**Entries from a dataset**
***
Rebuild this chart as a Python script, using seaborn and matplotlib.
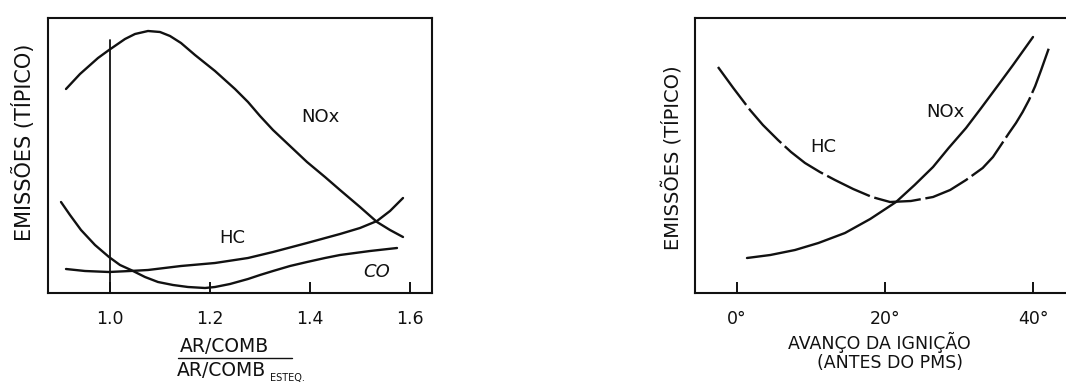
import matplotlib
matplotlib.use("Agg")
import matplotlib.pyplot as plt
import seaborn as sns
import pandas as pd

# ---------------- data ----------------
# Left panel: emissions vs relative air/fuel ratio
lam_nox = [0.912, 0.94, 0.976, 0.998, 1.03, 1.05, 1.076, 1.10, 1.12, 1.142, 1.17,
           1.21, 1.25, 1.276, 1.30, 1.326, 1.36, 1.394, 1.43, 1.46, 1.50, 1.534,
           1.56, 1.586]
nox_left = [204, 219, 235, 243, 254, 259, 262, 261, 257, 250, 238,
            222, 204, 191, 177, 163, 147, 131, 116, 103, 86, 71,
            63, 56]

lam_hc = [0.912, 0.95, 0.998, 1.04, 1.076, 1.142, 1.21, 1.276, 1.326, 1.394,
          1.46, 1.50, 1.534, 1.56, 1.586]
hc_left = [24, 22, 21, 22, 23, 27, 30, 35, 41, 50, 59, 65, 72, 82, 95]

lam_co = [0.902, 0.92, 0.942, 0.97, 0.998, 1.02, 1.042, 1.07, 1.096, 1.126, 1.156,
          1.19, 1.21, 1.24, 1.276, 1.30, 1.326, 1.36, 1.394, 1.43, 1.46, 1.52, 1.574]
co_left = [91, 78, 63, 48, 36, 28, 23, 16, 11, 8, 6,
           5, 6, 9, 14, 18, 22, 27, 31, 35, 38, 42, 45]

left_ticks = [1.0, 1.2, 1.4, 1.6]
left_ticklabels = ["1.0", "1.2", "1.4", "1.6"]

# Right panel: emissions vs spark advance (degrees BTDC)
adv_hc = [-2.57, -0.5, 1.76, 3.5, 5.54, 7.3, 9.19, 11.2, 13.24, 15.7, 18.24, 20.68,
          23.5, 26.49, 28.8, 30.95, 33.2, 34.59, 36.76, 37.7, 38.6, 39.46, 40.3,
          41.1, 42.2]
hc_right = [226, 205, 183, 168, 153, 141, 130, 121, 113, 104, 96, 91,
            92, 96, 103, 113, 125, 136, 160, 170, 181, 193, 207,
            223, 246]

adv_nox = [1.35, 4.5, 7.84, 11.0, 14.59, 18.0, 21.49, 24.0, 26.49, 28.6, 30.95,
           33.0, 35.41, 37.3, 40.0]
nox_right = [35, 38, 43, 50, 60, 74, 91, 108, 126, 145, 165,
             185, 209, 228, 256]

right_ticks = [0, 20, 40]
right_ticklabels = ["0°", "20°", "40°"]

# ---------------- figure ----------------
sns.set_theme(style="white")
plt.rcParams["font.family"] = ["DejaVu Sans"]

W, H = 1066, 383
fig = plt.figure(figsize=(W / 100, H / 100), dpi=100)
fig.patch.set_facecolor("white")


def px_rect(x0, y0, x1, y1):
    return [x0 / W, 1 - y1 / H, (x1 - x0) / W, (y1 - y0) / H]


axL = fig.add_axes(px_rect(48, 18, 432, 293))
axR = fig.add_axes(px_rect(695, 18, 1080, 293))

lw = 1.7
black = "#111111"

# left panel curves
dfL = pd.concat([
    pd.DataFrame({"x": lam_nox, "y": nox_left, "g": "NOx"}),
    pd.DataFrame({"x": lam_hc, "y": hc_left, "g": "HC"}),
    pd.DataFrame({"x": lam_co, "y": co_left, "g": "CO"}),
])
sns.lineplot(data=dfL, x="x", y="y", units="g", estimator=None, sort=False,
             color=black, linewidth=lw, ax=axL, legend=False)
axL.plot([1.0, 1.0], [0, 253], color=black, linewidth=1.3)

axL.set_xlim(0.876, 1.644)
axL.set_ylim(0, 275)
axL.set_xticks(left_ticks)
axL.set_xticklabels(left_ticklabels)
axL.text(1.42, 176, "NOx", fontsize=13, ha="center", va="center", color=black)
axL.text(1.244, 55, "HC", fontsize=13, ha="center", va="center", color=black)
axL.text(1.534, 21, "CO", fontsize=13, ha="center", va="center", color=black,
         style="italic")

# right panel curves
sns.lineplot(x=adv_nox, y=nox_right, sort=False, estimator=None,
             color=black, linewidth=lw, ax=axR)
sns.lineplot(x=adv_hc, y=hc_right, sort=False, estimator=None,
             color=black, linewidth=lw, ax=axR)
axR.lines[-1].set_dashes([20, 2])

axR.set_xlim((695 - 737) / 7.4, (1080 - 737) / 7.4)
axR.set_ylim(0, 275)
axR.set_xticks(right_ticks)
axR.set_xticklabels(right_ticklabels)
axR.text(11.6, 146, "HC", fontsize=13, ha="center", va="center", color=black)
axR.text(28.1, 181, "NOx", fontsize=13, ha="center", va="center", color=black)

for ax in (axL, axR):
    ax.set_facecolor("white")
    ax.set_yticks([])
    ax.set_xlabel("")
    ax.set_ylabel("")
    for s in ax.spines.values():
        s.set_color(black)
        s.set_linewidth(1.5)
        s.set_visible(True)
    ax.tick_params(axis="x", direction="in", length=8, width=1.4, colors=black,
                   labelsize=12.5, pad=12, bottom=True)
    ax.grid(False)

# y labels
fig.text(24 / W, 1 - 142 / H, "EMISSÕES (TÍPICO)", rotation=90, fontsize=15,
         ha="center", va="center", color=black)
fig.text(673 / W, 1 - 158 / H, "EMISSÕES (TÍPICO)", rotation=90, fontsize=14,
         ha="center", va="center", color=black)

# left x label (fraction)
fig.text(224 / W, 1 - 347 / H, "AR/COMB", fontsize=13.5, ha="center", va="center",
         color=black)
fig.add_artist(plt.Line2D([178 / W, 292 / W], [1 - 358 / H, 1 - 358 / H],
                          color=black, linewidth=1.0))
fig.text(177 / W, 1 - 371 / H, "AR/COMB", fontsize=13.5, ha="left", va="center",
         color=black)
fig.text(270 / W, 1 - 378 / H, "ESTEQ.", fontsize=7, ha="left", va="center",
         color=black)

# right x label
fig.text(879 / W, 1 - 342 / H, "AVANÇO DA IGNIÇÃO", fontsize=12.5, ha="center",
         va="center", color=black)
fig.text(890 / W, 1 - 363 / H, "(ANTES DO PMS)", fontsize=12.5, ha="center",
         va="center", color=black)

fig.savefig("out.png", dpi=100, facecolor="white")
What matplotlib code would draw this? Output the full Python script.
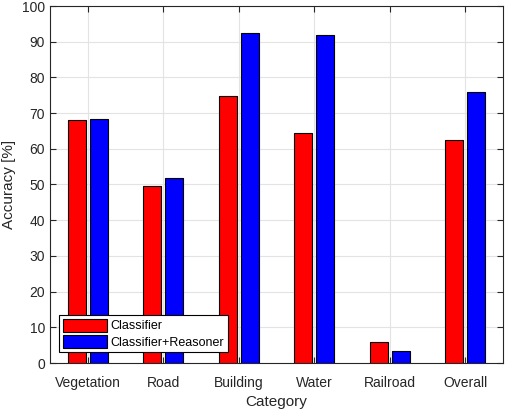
import numpy as np
from matplotlib import pyplot as plt

plt.rcParams['font.family'] = ['Liberation Sans', 'DejaVu Sans']

categories = ['Vegetation', 'Road', 'Building', 'Water', 'Railroad', 'Overall']
classifier = [68.0, 49.6, 74.8, 64.4, 5.9, 62.5]
reasoner = [68.3, 51.8, 92.4, 91.9, 3.4, 75.9]

x = np.arange(1, len(categories) + 1)
w = 0.24

fig = plt.figure(figsize=(5.07, 4.11), dpi=100)
ax = fig.add_axes([50 / 507, 48 / 411, 453 / 507, 357 / 411])

ax.bar(x - 0.145, classifier, w, color='#ff0000', edgecolor='black', linewidth=0.8,
       label='Classifier', zorder=3)
ax.bar(x + 0.145, reasoner, w, color='#0000ff', edgecolor='black', linewidth=0.8,
       label='Classifier+Reasoner', zorder=3)

ax.set_xlim(0.5, 6.5)
ax.set_ylim(0, 100)
ax.set_xticks(x)
ax.set_xticklabels(categories)
ax.set_yticks(np.arange(0, 101, 10))
ax.grid(True, color='#e3e3e3', linewidth=0.8, zorder=0)
ax.tick_params(direction='in', top=True, right=True, labelsize=10, colors='#262626',
               length=4, width=0.8)
ax.tick_params(axis='x', pad=9)
for s in ax.spines.values():
    s.set_color('#262626')
    s.set_linewidth(0.8)

ax.set_xlabel('Category', fontsize=11, color='#262626', labelpad=4)
ax.set_ylabel('Accuracy [%]', fontsize=11, color='#262626', labelpad=4)

leg = ax.legend(loc='lower left', bbox_to_anchor=(0.02, 0.03), fontsize=9,
                fancybox=False, framealpha=1, edgecolor='black', handlelength=3.5,
                handleheight=1.2, borderpad=0.3, labelspacing=0.2, handletextpad=0.3,
                borderaxespad=0)
leg.get_frame().set_linewidth(0.8)

fig.savefig('out.png', dpi=100)
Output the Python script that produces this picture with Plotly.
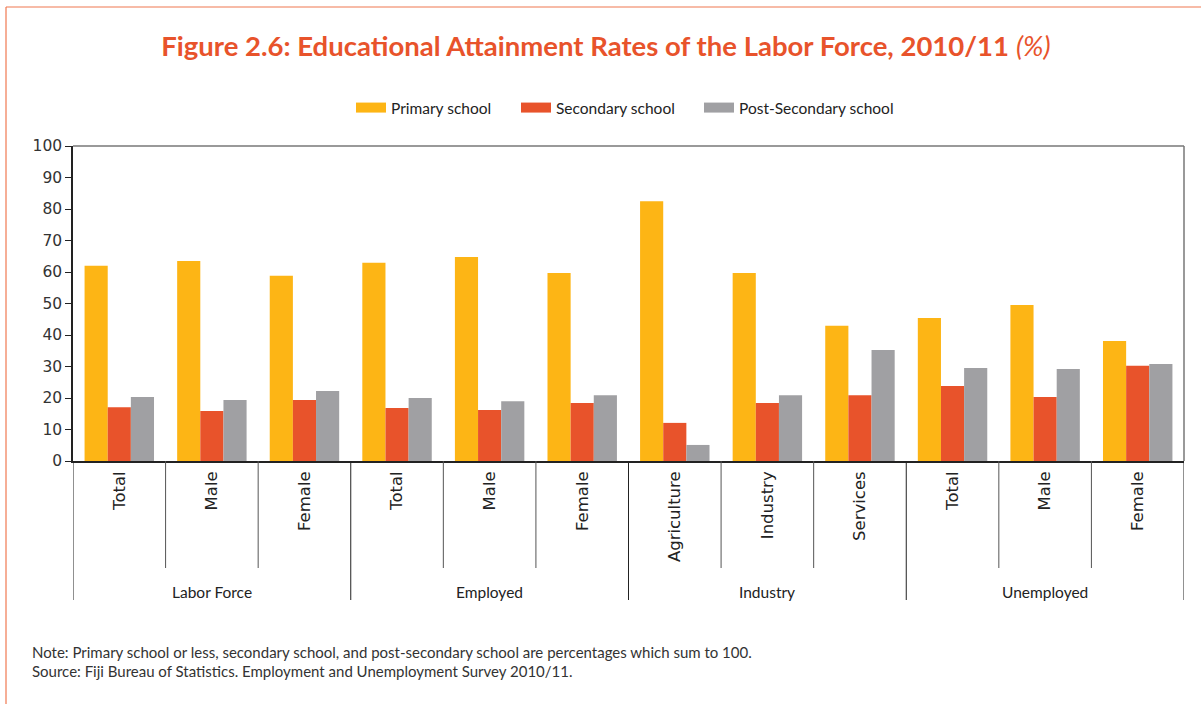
import plotly.graph_objects as go

groups = ["Labor Force", "Employed", "Industry", "Unemployed"]
group_sizes = [3, 3, 3, 3]
categories = ["Total", "Male", "Female", "Total", "Male", "Female",
              "Agriculture", "Industry", "Services", "Total", "Male", "Female"]
primary = [62.0, 63.5, 58.8, 62.9, 64.8, 59.7, 82.5, 59.7, 42.9, 45.4, 49.5, 38.1]
secondary = [17.1, 15.9, 19.4, 16.8, 16.2, 18.4, 12.1, 18.4, 20.9, 23.8, 20.3, 30.2]
post_secondary = [20.3, 19.4, 22.2, 20.0, 19.0, 20.9, 5.1, 20.9, 35.2, 29.5, 29.2, 30.8]
series_names = ["Primary school", "Secondary school", "Post-Secondary school"]
colors = ["#FDB515", "#E8532B", "#A0A0A3"]
ytick_vals = [0, 10, 20, 30, 40, 50, 60, 70, 80, 90, 100]

xpos = list(range(len(categories)))

# plot geometry in px
L, R, T, B = 73, 17, 146, 243
W, H = 1201, 704
pw = W - L - R
ph = H - T - B

def py(px):
    return (H - B - px) / ph

def pxx(px):
    return (px - L) / pw

fig = go.Figure()
for name, vals, col in zip(series_names, [primary, secondary, post_secondary], colors):
    fig.add_trace(go.Bar(x=xpos, y=vals, name=name, showlegend=False,
                         marker=dict(color=col, line=dict(width=0))))
# legend entries drawn as thick short lines (rectangular swatches), one legend each
legend_ids = ["legend", "legend2", "legend3"]
legend_x_px = [351, 516, 699]
for name, col, lid in zip(series_names, colors, legend_ids):
    fig.add_trace(go.Scatter(x=[None], y=[None], mode="lines", name=name, legend=lid,
                             line=dict(color=col, width=10), hoverinfo="skip"))

shapes = []
n = len(categories)
boundaries = [i - 0.5 for i in range(n + 1)]
group_edges = [0]
for s in group_sizes:
    group_edges.append(group_edges[-1] + s)
for i, b in enumerate(boundaries):
    is_group = i in group_edges
    shapes.append(dict(type="line", xref="x", yref="paper", x0=b, x1=b,
                       y0=0, y1=py(600) if is_group else py(568),
                       line=dict(color="#222222" if is_group else "#555555", width=1)))
shapes.append(dict(type="line", xref="paper", yref="paper", x0=0, x1=1, y0=1, y1=1,
                   line=dict(color="#777777", width=1.5)))
shapes.append(dict(type="line", xref="paper", yref="paper", x0=1, x1=1, y0=0, y1=1,
                   line=dict(color="#777777", width=1.5)))
shapes.append(dict(type="line", xref="paper", yref="paper", x0=pxx(6), x1=pxx(1210), y0=py(7), y1=py(7),
                   line=dict(color="#F07850", width=1.2)))
shapes.append(dict(type="line", xref="paper", yref="paper", x0=pxx(6), x1=pxx(6), y0=py(7), y1=py(710),
                   line=dict(color="#F07850", width=1.2)))

annotations = []
start = 0
for g, s in zip(groups, group_sizes):
    center = start + (s - 1) / 2
    annotations.append(dict(x=center, y=py(592), xref="x", yref="paper", text=g, showarrow=False,
                            font=dict(family="Lato, Open Sans, sans-serif", size=15.5, color="#222222"),
                            xanchor="center", yanchor="middle"))
    start += s

annotations.append(dict(x=pxx(30), y=py(652), xref="paper", yref="paper", showarrow=False,
                        text="Note: Primary school or less, secondary school, and post-secondary school are percentages which sum to 100.",
                        font=dict(family="Lato, Open Sans, sans-serif", size=15, color="#333333"),
                        xanchor="left", yanchor="middle"))
annotations.append(dict(x=pxx(30), y=py(671), xref="paper", yref="paper", showarrow=False,
                        text="Source: Fiji Bureau of Statistics. Employment and Unemployment Survey 2010/11.",
                        font=dict(family="Lato, Open Sans, sans-serif", size=15, color="#333333"),
                        xanchor="left", yanchor="middle"))

legend_font = dict(family="Lato, Open Sans, sans-serif", size=15.5, color="#222222")
legend_layout = {}
for lid, lx in zip(legend_ids, legend_x_px):
    legend_layout[lid] = dict(orientation="h", x=pxx(lx), xanchor="left", y=py(108), yanchor="middle",
                              font=legend_font, itemwidth=30, bgcolor="rgba(0,0,0,0)", borderwidth=0)

fig.update_layout(
    width=W, height=H,
    margin=dict(l=L, r=R, t=T, b=B, pad=0),
    paper_bgcolor="white", plot_bgcolor="white",
    barmode="group", bargap=0.25, bargroupgap=0,
    title=dict(text="<b>Figure 2.6: Educational Attainment Rates of the Labor Force, 2010/11</b> <i>(%)</i>",
               x=pxx(606), xref="paper", xanchor="center", y=1 - 46 / H, yanchor="middle",
               font=dict(family="Lato, Open Sans, sans-serif", size=27.5, color="#E8532B")),
    xaxis=dict(range=[-0.5, n - 0.5], tickmode="array", tickvals=xpos, ticktext=categories,
               tickangle=-90, ticks="", showgrid=False, zeroline=False,
               showline=True, linecolor="#222222", linewidth=1.5,
               tickfont=dict(family="DejaVu Sans, sans-serif", size=16.5, color="#222222"),
               ticklabelstandoff=2),
    yaxis=dict(range=[0, 100], tickmode="array", tickvals=ytick_vals, ticks="outside", ticklen=6,
               tickcolor="#222222", showgrid=False, zeroline=False, showline=True,
               linecolor="#222222", linewidth=1.5,
               tickfont=dict(family="DejaVu Sans, sans-serif", size=15.5, color="#333333")),
    shapes=shapes, annotations=annotations,
    **legend_layout,
)

fig.write_html("out.html")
***
**AIM**
Using the data above, copy exactly the lines from the one containing "What matplotlib code" to the one containing "ax = fig.add_axes([50", inclusive. Exclude the pictures.

**WRITTEN SOLUTION**
What matplotlib code would draw this? Output the full Python script.
import numpy as np
from matplotlib import pyplot as plt

plt.rcParams['font.family'] = ['Liberation Sans', 'DejaVu Sans']

categories = ['Vegetation', 'Road', 'Building', 'Water', 'Railroad', 'Overall']
classifier = [68.0, 49.6, 74.8, 64.4, 5.9, 62.5]
reasoner = [68.3, 51.8, 92.4, 91.9, 3.4, 75.9]

x = np.arange(1, len(categories) + 1)
w = 0.24

fig = plt.figure(figsize=(5.07, 4.11), dpi=100)
ax = fig.add_axes([50 / 507, 48 / 411, 453 / 507, 357 / 411])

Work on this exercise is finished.